LE MONDE SCIENCE ET TECHNO | Par 
C’est Noël et, comme tous les ans à pareille époque, le très sérieux British Medical Journal (BMJ) desserre son nœud de cravate et sort confettis, serpentins et langues de belle-mère. You kaïdi, you kaïda, c’est l’heure de s’amuser au pays de la recherche biomédicale, avec quelques articles dérivant – mais toujours avec la rigueur qui sied à la science – vers les confins de la farce. Et comme il est question d’humour, pour cette cuvée 2013, deux spécialistes de pharmacologie, MM. Ferner et Aronson, se sont intéressés aux effets sur la santé d’une substance trop peu étudiée par les médecins une fois qu’ils ont cessé d’être potaches puis carabins : le rire.

En introduction, les deux auteurs notent que le BMJ n’a pas traité le sujet depuis 1899, date à laquelle un éditorialiste a suggéré la fabrication du mot « gélotothérapie » (du grec gelos, « rire ») après qu’un correspondant italien du journal a proposé de soulager les malades de bronchite en leur racontant des blagues.
Cette longue lacune dans les archives du British Medical Journalne signifie pas pour autant que la science ne s’est pas penchée sur la question dans d’autres revues. Pour leur étude, MM. Ferner et Aronson ont donc systématiquement exploré deux bases de données médicales, la première depuis 1946, la seconde depuis 1974, avec un seul mot d’ordre et mot-clé : laugh, qui signifie « rire » en anglais.

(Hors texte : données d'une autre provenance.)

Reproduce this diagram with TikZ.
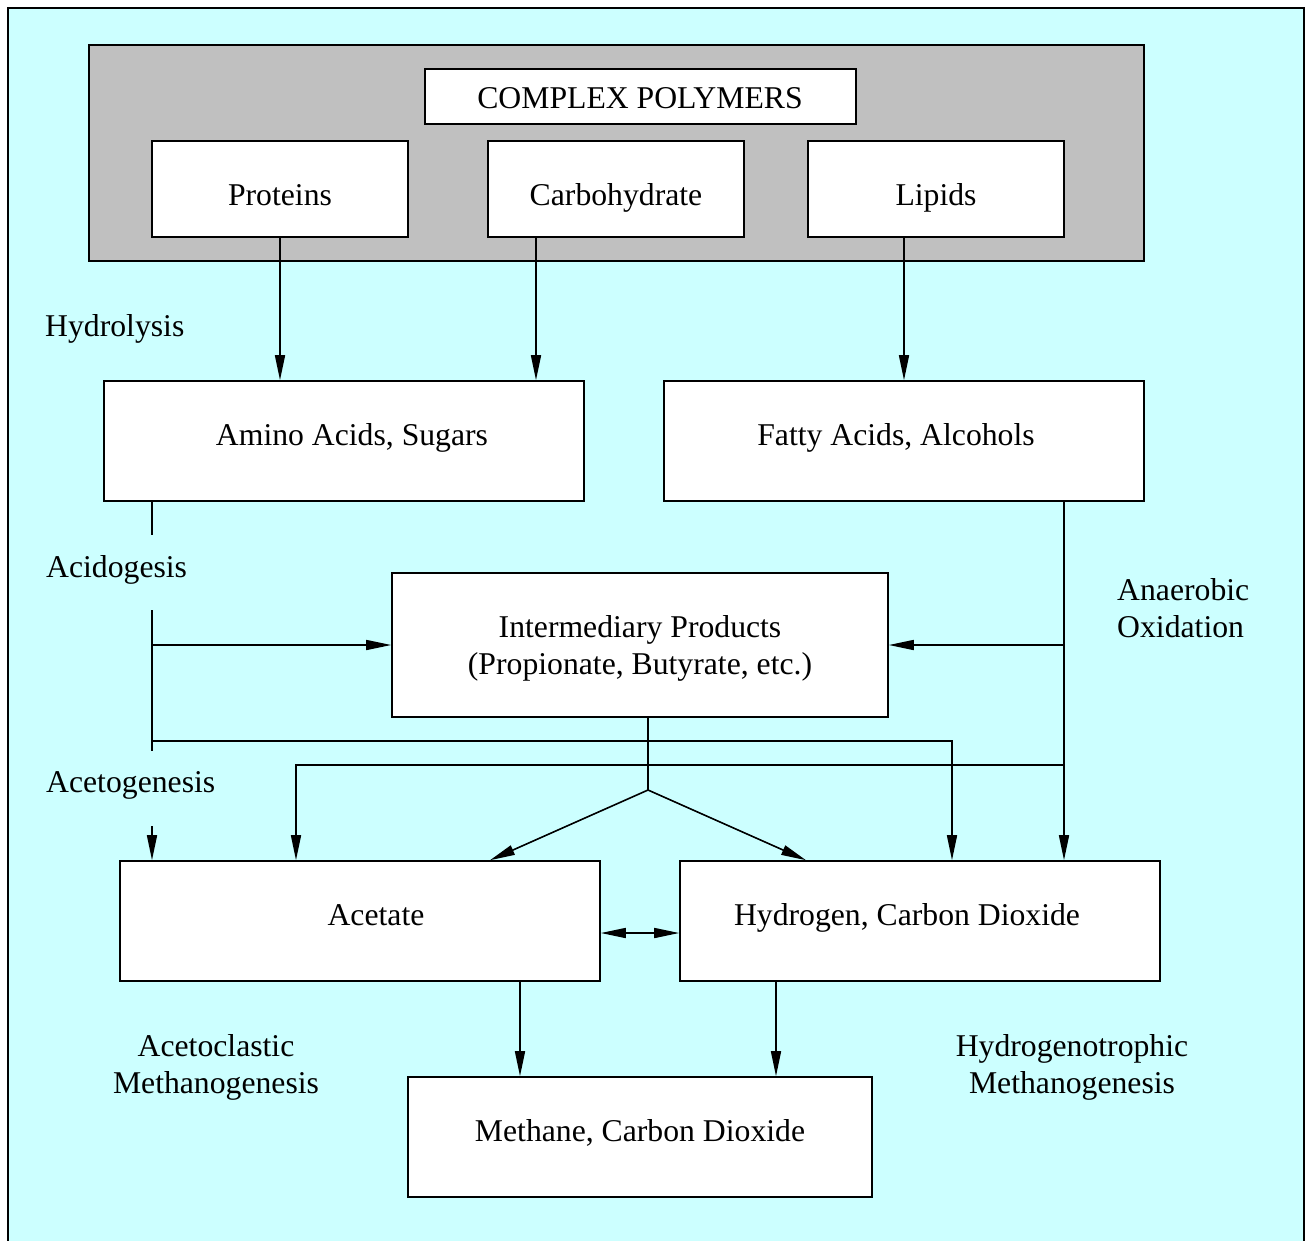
\documentclass[tikz,border=0pt]{standalone}
\usepackage{fontspec}
\setmainfont{Liberation Serif}
\usetikzlibrary{arrows.meta}
\definecolor{bgcyan}{RGB}{204,255,255}
\definecolor{polygray}{RGB}{192,192,192}
\begin{document}
\begin{tikzpicture}[x=1pt,y=-1pt,
  box/.style={draw, fill=white, line width=1.6pt, inner sep=0pt, rectangle},
  txt/.style={inner sep=0pt, font=\fontsize{31.7}{37}\selectfont, anchor=base},
  lbl/.style={inner sep=0pt, font=\fontsize{31.7}{37}\selectfont, anchor=base west},
  con/.style={line width=1.6pt},
  arr/.style={line width=1.6pt, -{Triangle[length=25pt,width=10pt]}},
  darr/.style={line width=1.6pt, {Triangle[length=25pt,width=10pt]}-{Triangle[length=25pt,width=10pt]}}]
\useasboundingbox (0,0) rectangle (1308,1240);
\clip (0,0) rectangle (1308,1240);
% frame
\node[draw, fill=bgcyan, line width=1.6pt, inner sep=0pt, minimum width=1296pt, minimum height=1300pt] (frame) at (656,658) {};
% complex polymers group
\node[draw, fill=polygray, line width=1.6pt, inner sep=0pt, minimum width=1055pt, minimum height=216pt] (grp) at (616.5,153) {};
\node[box, minimum width=431pt, minimum height=55pt] (cp) at (640.5,96.5) {};
\node[txt] (cpt) at (640,108.5) {COMPLEX POLYMERS};
\node[box, minimum width=256pt, minimum height=96pt] (pro) at (280,189) {};
\node[txt] (prot) at (280,205) {Proteins};
\node[box, minimum width=256pt, minimum height=96pt] (car) at (616,189) {};
\node[txt] (cart) at (616,205) {Carbohydrate};
\node[box, minimum width=256pt, minimum height=96pt] (lip) at (936,189) {};
\node[txt] (lipt) at (936,205) {Lipids};
% second row
\node[box, minimum width=480pt, minimum height=120pt] (am) at (344,441) {};
\node[txt] (amt) at (352,445) {Amino Acids, Sugars};
\node[box, minimum width=480pt, minimum height=120pt] (fa) at (904,441) {};
\node[txt] (fat) at (896,445) {Fatty Acids, Alcohols};
% intermediary
\node[box, minimum width=496pt, minimum height=144pt] (inter) at (640,645) {};
\node[txt, align=center] (intt) at (640,674) {Intermediary Products\\(Propionate, Butyrate, etc.)};
% acetate / hydrogen
\node[box, minimum width=480pt, minimum height=120pt] (ac) at (360,921) {};
\node[txt] (act) at (376,925) {Acetate};
\node[box, minimum width=480pt, minimum height=120pt] (hy) at (920,921) {};
\node[txt] (hyt) at (907,925) {Hydrogen, Carbon Dioxide};
% methane
\node[box, minimum width=464pt, minimum height=120pt] (me) at (640,1137) {};
\node[txt] (met) at (640,1141) {Methane, Carbon Dioxide};
% labels
\node[lbl] (lhyd) at (45,336) {Hydrolysis};
\node[lbl] (lacid) at (46,577) {Acidogesis};
\node[lbl] (laceto) at (46,792) {Acetogenesis};
\node[lbl, align=left] (lanae) at (1117,637) {Anaerobic\\Oxidation};
\node[txt, align=center] (lacl) at (216,1093) {Acetoclastic\\Methanogenesis};
\node[txt, align=center] (lhtr) at (1072,1093) {Hydrogenotrophic\\Methanogenesis};
% coordinates
\coordinate (a1) at (152,535);
\coordinate (a2) at (152,610);
\coordinate (a3) at (152,751);
\coordinate (a4) at (152,826);
\coordinate (sp) at (648,790);
% hydrolysis arrows
\draw[arr] (pro.south) -- (pro.south |- am.north);
\draw[arr] (car.south -| 536,0) -- (am.north -| 536,0);
\draw[arr] (lip.south -| 904,0) -- (fa.north -| 904,0);
% acidogenesis
\draw[con] (am.south -| a1) -- (a1);
\draw[con] (a2) -- (a3);
\draw[arr] (a2 |- inter.west) -- (inter.west);
\draw[arr] (152,741) -- (952,741) -- (hy.north -| 952,0);
\draw[arr] (a4) -- (ac.north -| a4);
% anaerobic oxidation
\draw[arr] (fa.south -| 1064,0) -- (hy.north -| 1064,0);
\draw[arr] (inter.east -| 1064,0) -- (inter.east);
\draw[arr] (1064,765) -- (296,765) -- (ac.north -| 296,0);
% intermediary split
\draw[con] (inter.south -| sp) -- (sp);
\draw[arr] (sp) -- (ac.north -| 490,0);
\draw[arr] (sp) -- (hy.north -| 806,0);
% acetate <-> hydrogen
\draw[darr] (ac.east |- 0,933) -- (hy.west |- 0,933);
% methanogenesis
\draw[arr] (ac.south -| 520,0) -- (me.north -| 520,0);
\draw[arr] (hy.south -| 776,0) -- (me.north -| 776,0);
\end{tikzpicture}
\end{document}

Leur travail de tri a été impitoyable. Ils ont éliminé tous les articles concernant le rire chez les autres animaux, ceux qui parlaient d’une éponge des Caraïbes malencontreusement nommée Prosuberites laughlini et ceux signés Laughing, Laughter, Laughton ou McLaughlin, lesquels n’étaient ni particulièrement amusants ni liés au sujet. Au terme du tamisage, il leur est tout de même resté 785 articles traitant des bénéfices ou des inconvénients du rire sur la santé humaine.
Dans la première catégorie, remarquons, entre autres, qu’un quart d’heure de rire fait brûler 40 calories ou qu’une bonne tranche de rigolade a le pouvoir de faire exploser un abcès aux amygdales, ce qui économisera une intervention ORL. Les auteurs ont également déniché une savoureuse expérience israélienne au cours de laquelle un clown intervenait en milieu hospitalier auprès de femmes qui venaient de subir un transfert d’embryons après une fécondation in vitro. Le taux de succès (donc de grossesse) montait chez elles à 36 % tandis qu’il plafonnait à un plus modeste 20 % pour les femmes qui n’avaient pas eu droit au numéro du clown. On peut donc naître grâce au rire…

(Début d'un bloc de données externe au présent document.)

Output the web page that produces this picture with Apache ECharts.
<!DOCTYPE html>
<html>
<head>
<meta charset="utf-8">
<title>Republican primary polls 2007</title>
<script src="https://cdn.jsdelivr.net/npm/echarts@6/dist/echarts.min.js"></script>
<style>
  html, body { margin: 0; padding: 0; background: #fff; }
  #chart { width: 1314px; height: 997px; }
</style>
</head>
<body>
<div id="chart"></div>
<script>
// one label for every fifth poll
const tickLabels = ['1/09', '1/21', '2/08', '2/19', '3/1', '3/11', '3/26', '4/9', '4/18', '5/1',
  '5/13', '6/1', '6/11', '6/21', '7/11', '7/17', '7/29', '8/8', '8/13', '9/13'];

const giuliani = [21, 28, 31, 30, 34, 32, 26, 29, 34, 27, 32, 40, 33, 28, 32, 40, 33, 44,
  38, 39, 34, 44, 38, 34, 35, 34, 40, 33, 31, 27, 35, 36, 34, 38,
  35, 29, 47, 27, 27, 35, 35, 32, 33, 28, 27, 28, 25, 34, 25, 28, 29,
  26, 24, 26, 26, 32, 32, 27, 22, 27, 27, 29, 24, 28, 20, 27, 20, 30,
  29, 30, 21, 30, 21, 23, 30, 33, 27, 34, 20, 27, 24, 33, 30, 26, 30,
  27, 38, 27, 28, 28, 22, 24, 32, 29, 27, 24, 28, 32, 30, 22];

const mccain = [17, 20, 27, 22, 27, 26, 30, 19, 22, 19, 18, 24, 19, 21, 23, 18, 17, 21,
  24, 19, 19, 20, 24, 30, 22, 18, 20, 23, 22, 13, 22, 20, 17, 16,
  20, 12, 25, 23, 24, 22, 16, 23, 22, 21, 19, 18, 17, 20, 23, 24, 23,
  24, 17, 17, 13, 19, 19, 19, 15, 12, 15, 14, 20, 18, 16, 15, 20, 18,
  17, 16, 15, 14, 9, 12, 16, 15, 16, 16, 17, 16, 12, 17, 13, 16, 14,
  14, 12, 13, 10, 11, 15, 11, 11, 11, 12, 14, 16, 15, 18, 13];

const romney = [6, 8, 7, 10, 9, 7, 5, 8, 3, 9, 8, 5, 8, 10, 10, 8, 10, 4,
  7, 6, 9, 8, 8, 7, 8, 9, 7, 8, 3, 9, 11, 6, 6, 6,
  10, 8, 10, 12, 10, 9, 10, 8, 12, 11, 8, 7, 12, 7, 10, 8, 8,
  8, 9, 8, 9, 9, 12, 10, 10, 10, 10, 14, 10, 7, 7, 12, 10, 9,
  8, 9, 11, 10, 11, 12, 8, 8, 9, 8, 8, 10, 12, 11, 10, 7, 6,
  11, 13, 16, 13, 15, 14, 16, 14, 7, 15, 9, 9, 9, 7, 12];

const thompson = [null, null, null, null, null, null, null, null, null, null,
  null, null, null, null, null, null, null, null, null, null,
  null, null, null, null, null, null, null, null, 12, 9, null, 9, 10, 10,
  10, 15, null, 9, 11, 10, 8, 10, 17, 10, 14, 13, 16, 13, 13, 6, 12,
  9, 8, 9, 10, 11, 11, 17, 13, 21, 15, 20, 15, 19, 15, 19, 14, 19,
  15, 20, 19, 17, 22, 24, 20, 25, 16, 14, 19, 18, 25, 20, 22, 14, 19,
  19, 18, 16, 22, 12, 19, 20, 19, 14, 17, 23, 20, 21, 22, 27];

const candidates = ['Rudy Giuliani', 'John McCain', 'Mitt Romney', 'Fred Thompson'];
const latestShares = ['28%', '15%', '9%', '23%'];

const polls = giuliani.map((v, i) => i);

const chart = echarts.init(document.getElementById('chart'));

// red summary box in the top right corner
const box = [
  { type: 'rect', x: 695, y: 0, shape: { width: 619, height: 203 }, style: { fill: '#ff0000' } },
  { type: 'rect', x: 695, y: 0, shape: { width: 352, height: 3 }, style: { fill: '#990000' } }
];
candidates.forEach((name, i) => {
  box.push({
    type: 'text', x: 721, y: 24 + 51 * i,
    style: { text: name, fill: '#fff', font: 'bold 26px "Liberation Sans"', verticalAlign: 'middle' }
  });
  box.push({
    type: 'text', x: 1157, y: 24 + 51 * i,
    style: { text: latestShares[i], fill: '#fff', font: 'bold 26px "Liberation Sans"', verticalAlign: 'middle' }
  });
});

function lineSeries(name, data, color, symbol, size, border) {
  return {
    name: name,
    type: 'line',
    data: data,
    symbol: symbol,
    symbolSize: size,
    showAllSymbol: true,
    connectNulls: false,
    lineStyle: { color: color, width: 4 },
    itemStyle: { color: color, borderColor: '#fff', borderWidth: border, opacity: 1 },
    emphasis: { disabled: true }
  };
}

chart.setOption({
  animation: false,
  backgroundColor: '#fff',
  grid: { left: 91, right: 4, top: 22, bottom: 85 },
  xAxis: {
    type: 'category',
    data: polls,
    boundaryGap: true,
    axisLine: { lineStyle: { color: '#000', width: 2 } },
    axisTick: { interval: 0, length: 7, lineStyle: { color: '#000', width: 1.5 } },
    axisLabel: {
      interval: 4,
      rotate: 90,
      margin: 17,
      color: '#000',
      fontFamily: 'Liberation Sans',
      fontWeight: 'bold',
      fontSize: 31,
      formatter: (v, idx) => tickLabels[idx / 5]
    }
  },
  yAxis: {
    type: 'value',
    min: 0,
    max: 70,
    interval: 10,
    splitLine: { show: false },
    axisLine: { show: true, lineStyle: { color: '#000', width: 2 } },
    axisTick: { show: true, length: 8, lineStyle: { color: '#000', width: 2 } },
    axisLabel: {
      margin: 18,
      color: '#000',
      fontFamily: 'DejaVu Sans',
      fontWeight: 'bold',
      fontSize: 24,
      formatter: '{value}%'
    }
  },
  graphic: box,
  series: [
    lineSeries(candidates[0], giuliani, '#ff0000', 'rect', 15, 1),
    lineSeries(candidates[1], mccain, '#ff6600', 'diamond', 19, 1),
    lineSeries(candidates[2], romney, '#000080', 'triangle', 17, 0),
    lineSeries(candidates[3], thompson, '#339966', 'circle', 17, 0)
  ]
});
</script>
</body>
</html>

Faudrait-il donc envisager le remboursement des blagues de Toto par la Sécurité sociale ? Pas si sûr, car il semblerait que, dans le versant sanitaire du rire, les aspects négatifs soient au moins aussi nombreux que les positifs. Passons sur le relâchement involontaire des sphincters qui porte le doux nom latin d’enuresis risoria. Moins bénigne, la confirmation que rire à s’en décrocher la mâchoire n’est pas qu’une exagération de langage car le déboîtement de mandibule est une conséquence rare mais réelle de l’hilarité.

Et puis, tout comme l’on peut naître du rire, il est possible d’en mourir. De nombreux cas de syncope sont référencés, le phénomène étant interprété comme la réponse réflexe de l’organisme à l’augmentation de la pression dans le thorax lors d’un fou rire. Des accidents cardio-vasculaires mortels sont aussi possibles, qui montrent qu’entre se fendre la pipe et la casser il n’y a que le temps d’un gag.